Excellent points. I think the future. It is very bright for us clinicians to take care of the patients we have to regain their trust after the last several decades around this and AI is formidable and a positive tool for us to take care of them.
We just have to use it appropriately, evidence based, rigorously unbiased and build their trust, both for the clinicians as well as for the patients we care for.
Yeah, Al, I think that's incredibly well said. I think, again, bias as well, as a clinician, there's also this view of AI and these technologies replacing you and I and others, but I always think there's going to be a human touch component that we really, again, are incredibly intentional about at Equality Health as well, that while the technologies are there, and again, with that logarithmic improvement, I've got a lot of conviction, our organization has a lot of conviction that it really, to get somebody through the last mile, it's that human touch component.
So how do we use that technology and data in an evidence based manner, embrace cultural humility, and it's meeting folks where they are. But how do we do it without losing the connectedness? So using the technology to truly augment. And reach out and touch somebody deeper, reach out and touch more individuals, but not losing sight of the humanness of the whole thing.
Agreed. Healthcare is a human aspect. Without humans there is no compassion, there's no healthcare.
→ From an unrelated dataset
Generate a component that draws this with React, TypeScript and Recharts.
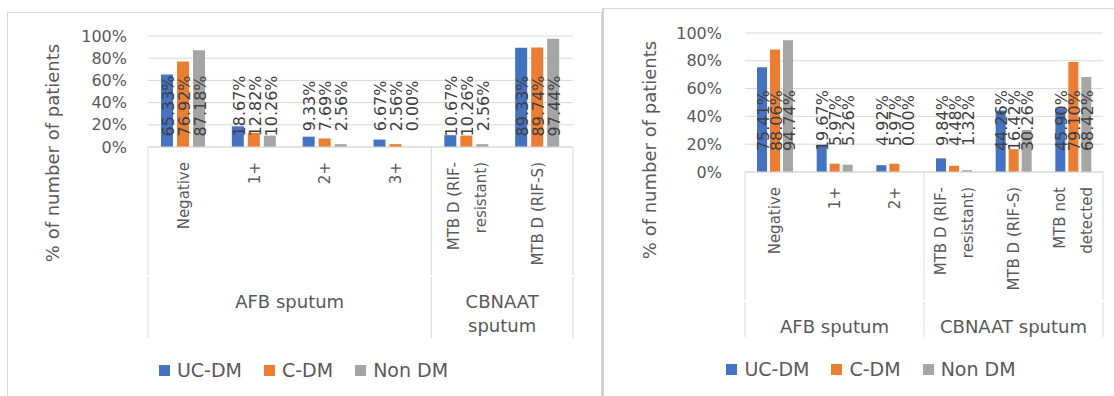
import React from "react";
import { BarChart, Bar, XAxis, YAxis, CartesianGrid, Legend, LabelList } from "recharts";

const SERIES = ["UC-DM", "C-DM", "Non DM"];
const COLORS = ["#4472C4", "#ED7D31", "#A5A5A5"];
const TEXT_COLOR = "#595959";
const VALUE_COLOR = "#404040";
const GRID_COLOR = "#d9d9d9";
const FONT = "'DejaVu Sans', 'Liberation Sans', sans-serif";

const Y_TICKS = [0, 20, 40, 60, 80, 100];

// Left panel
const leftCategories = ["Negative", "1+", "2+", "3+", "MTB D (RIF-\nresistant)", "MTB D (RIF-S)"];
const leftGroups = ["AFB sputum", "AFB sputum", "AFB sputum", "AFB sputum", "CBNAAT\nsputum", "CBNAAT\nsputum"];
const leftUcDm = [65.33, 18.67, 9.33, 6.67, 10.67, 89.33];
const leftCDm = [76.92, 12.82, 7.69, 2.56, 10.26, 89.74];
const leftNonDm = [87.18, 10.26, 2.56, 0.0, 2.56, 97.44];

// Right panel
const rightCategories = ["Negative", "1+", "2+", "MTB D (RIF-\nresistant)", "MTB D (RIF-S)", "MTB not\ndetected"];
const rightGroups = ["AFB sputum", "AFB sputum", "AFB sputum", "CBNAAT sputum", "CBNAAT sputum", "CBNAAT sputum"];
const rightUcDm = [75.41, 19.67, 4.92, 9.84, 44.26, 45.9];
const rightCDm = [88.06, 5.97, 5.97, 4.48, 16.42, 79.1];
const rightNonDm = [94.74, 5.26, 0.0, 1.32, 30.26, 68.42];

const LEGEND_H = 24;
const LABEL_LEVEL = 0.37; // value labels sit at this fraction of plot height
const LEVEL_SPLIT = 129; // distance from axis line to the group row

interface PanelProps {
  categories: string[];
  groups: string[];
  ucDm: number[];
  cDm: number[];
  nonDm: number[];
  width: number;
  height: number;
  margin: { top: number; right: number; bottom: number; left: number };
  yAxisWidth: number;
  tickGap: number;
  xAxisHeight: number;
  legendTop: number;
  barSize: number;
  barGap: number;
}

function Panel(p: PanelProps) {
  const data = p.categories.map((c, i) => ({
    category: c,
    group: p.groups[i],
    ucdm: p.ucDm[i],
    cdm: p.cDm[i],
    nondm: p.nonDm[i],
  }));

  const plotWidth = p.width - p.margin.left - p.yAxisWidth - p.margin.right;
  const plotHeight = p.height - p.margin.top - p.margin.bottom - LEGEND_H - p.xAxisHeight;
  const plotBottom = p.margin.top + plotHeight;
  const band = plotWidth / p.categories.length;
  const axisBottom = plotBottom + p.xAxisHeight;
  const splitY = plotBottom + LEVEL_SPLIT;

  // eslint-disable-next-line @typescript-eslint/no-explicit-any
  const renderValue = (props: any) => {
    const vb = props.viewBox || {};
    const x = Number(props.x ?? vb.x);
    const w = Number(props.width ?? vb.width);
    const cx = x + w / 2 + 1;
    const cy = plotBottom - plotHeight * LABEL_LEVEL;
    return (
      <text
        x={cx}
        y={cy}
        dy="0.36em"
        transform={`rotate(-90, ${cx}, ${cy})`}
        textAnchor="middle"
        fontSize={16}
        fill={VALUE_COLOR}
      >
        {`${Number(props.value).toFixed(2)}%`}
      </text>
    );
  };

  // eslint-disable-next-line @typescript-eslint/no-explicit-any
  const renderCategoryTick = (props: any) => {
    const { x, index } = props;
    const lines = p.categories[index].split("\n");
    const top = plotBottom + 15;
    const g = p.groups[index];
    const isFirst = index === 0 || p.groups[index - 1] !== g;
    const isLast = index === p.categories.length - 1;
    const count = p.groups.filter((v) => v === g).length;
    const left = x - band / 2;
    const groupX = left + (count * band) / 2;
    const groupY = plotBottom + 155;
    return (
      <g>
        {lines.map((line: string, j: number) => {
          const lx = x + (j - (lines.length - 1) / 2) * 27;
          return (
            <text
              key={j}
              x={lx}
              y={top}
              dy="0.36em"
              transform={`rotate(-90, ${lx}, ${top})`}
              textAnchor="end"
              fontSize={15}
              fill={TEXT_COLOR}
            >
              {line}
            </text>
          );
        })}
        {isFirst && (
          <>
            <line x1={left} x2={left} y1={plotBottom} y2={splitY - 1} stroke={GRID_COLOR} />
            <line x1={left} x2={left} y1={splitY + 1} y2={axisBottom} stroke={GRID_COLOR} />
            {g.split("\n").map((gl: string, j: number) => (
              <text
                key={`g${j}`}
                x={groupX}
                y={groupY + j * 24}
                dy="0.36em"
                textAnchor="middle"
                fontSize={18}
                fill={TEXT_COLOR}
              >
                {gl}
              </text>
            ))}
          </>
        )}
        {isLast && (
          <>
            <line x1={x + band / 2} x2={x + band / 2} y1={plotBottom} y2={splitY - 1} stroke={GRID_COLOR} />
            <line x1={x + band / 2} x2={x + band / 2} y1={splitY + 1} y2={axisBottom} stroke={GRID_COLOR} />
          </>
        )}
      </g>
    );
  };

  // eslint-disable-next-line @typescript-eslint/no-explicit-any
  const renderTitle = (props: any) => {
    const vb = props.viewBox || {};
    const tx = vb.x - 35;
    const ty = vb.y + 117;
    return (
      <text
        x={tx}
        y={ty}
        dy="0.36em"
        transform={`rotate(-90, ${tx}, ${ty})`}
        textAnchor="middle"
        fontSize={18}
        fill={TEXT_COLOR}
      >
        % of number of patients
      </text>
    );
  };

  // legend entries kept in series order
  // eslint-disable-next-line @typescript-eslint/no-explicit-any
  const renderLegend = (props: any) => {
    // eslint-disable-next-line @typescript-eslint/no-explicit-any
    const items = [...(props.payload || [])].sort((a: any, b: any) => SERIES.indexOf(a.value) - SERIES.indexOf(b.value));
    return (
      <div
        style={{
          display: "flex",
          justifyContent: "center",
          alignItems: "center",
          height: LEGEND_H,
          gap: 22,
          fontSize: 19,
          color: TEXT_COLOR,
          fontFamily: FONT,
        }}
      >
        {/* eslint-disable-next-line @typescript-eslint/no-explicit-any */}
        {items.map((e: any) => (
          <div key={e.value} style={{ display: "flex", alignItems: "center" }}>
            <span style={{ width: 11, height: 11, background: e.color, marginRight: 7, display: "inline-block" }} />
            <span>{e.value}</span>
          </div>
        ))}
      </div>
    );
  };

  const keys = ["ucdm", "cdm", "nondm"];

  return (
    <BarChart
      width={p.width}
      height={p.height}
      data={data}
      margin={p.margin}
      barGap={p.barGap}
      barSize={p.barSize}
    >
      <CartesianGrid vertical={false} stroke={GRID_COLOR} />
      <XAxis
        dataKey="category"
        interval={0}
        height={p.xAxisHeight}
        tickLine={false}
        tickSize={0}
        tickMargin={0}
        axisLine={{ stroke: GRID_COLOR }}
        tick={renderCategoryTick}
      />
      <YAxis
        type="number"
        domain={[0, 100]}
        ticks={Y_TICKS}
        interval={0}
        width={p.yAxisWidth}
        axisLine={false}
        tickLine={false}
        tickSize={0}
        tickMargin={p.tickGap}
        tick={{ fontSize: 16, fill: TEXT_COLOR }}
        tickFormatter={(v: number) => `${v}%`}
        label={{ content: renderTitle }}
      />
      <Legend
        verticalAlign="bottom"
        height={LEGEND_H}
        content={renderLegend}
        wrapperStyle={{ left: 0, width: p.width, top: p.legendTop }}
      />
      {keys.map((k, i) => (
        <Bar key={k} dataKey={k} name={SERIES[i]} fill={COLORS[i]} minPointSize={0.01} isAnimationActive={false}>
          <LabelList dataKey={k} content={renderValue} />
        </Bar>
      ))}
    </BarChart>
  );
}

export default function App() {
  return (
    <div
      style={{
        position: "absolute",
        left: 0,
        top: 0,
        width: 1114,
        height: 396,
        overflow: "hidden",
        background: "#fff",
        fontFamily: FONT,
      }}
    >
      <div style={{ position: "absolute", left: 7, top: 12, width: 593, height: 400, border: `1px solid ${GRID_COLOR}` }} />
      <div
        style={{
          position: "absolute",
          left: 602,
          top: 8,
          width: 540,
          height: 400,
          border: `1px solid ${GRID_COLOR}`,
          borderLeft: "2px solid #d0d0d0",
        }}
      />
      <div style={{ position: "absolute", left: 7, top: 12 }}>
        <Panel
          categories={leftCategories}
          groups={leftGroups}
          ucDm={leftUcDm}
          cDm={leftCDm}
          nonDm={leftNonDm}
          width={593}
          height={384}
          margin={{ top: 24, right: 27, bottom: 34, left: 81 }}
          yAxisWidth={60}
          tickGap={21}
          xAxisHeight={191}
          legendTop={346}
          barSize={12}
          barGap={4}
        />
      </div>
      <div style={{ position: "absolute", left: 603, top: 8 }}>
        <Panel
          categories={rightCategories}
          groups={rightGroups}
          ucDm={rightUcDm}
          cDm={rightCDm}
          nonDm={rightNonDm}
          width={536}
          height={388}
          margin={{ top: 25, right: 36, bottom: 35, left: 82 }}
          yAxisWidth={60}
          tickGap={23}
          xAxisHeight={165}
          legendTop={349}
          barSize={10}
          barGap={3}
        />
      </div>
    </div>
  );
}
So utilizing technology, like you said, embracing it for what it value brings will help us be better clinicians and the future of healthcare relies on that. Yep, 100%. Dr. Poku, it was an honor to have you participate in today's discussion on social determinants of health and how you and your company have advanced health equity through technological innovation.
Any last words?
No, just that we are, again, at Equality Health unabashedly Medicaid focused. We have a strong drive on promoting health equity and the leveraging technologies to do that. Again, maintaining that humanity, maintaining the human connection, and we welcome, Al, you and your audience along on this journey.
We think there's a lot of opportunity here and a lot of good to do. Thank you and thank audience for having me.
Thankful for your participation today. Thank you all for joining us. We look forward to seeing you at our next Town Hall by this week, Health and Al's AI Insights.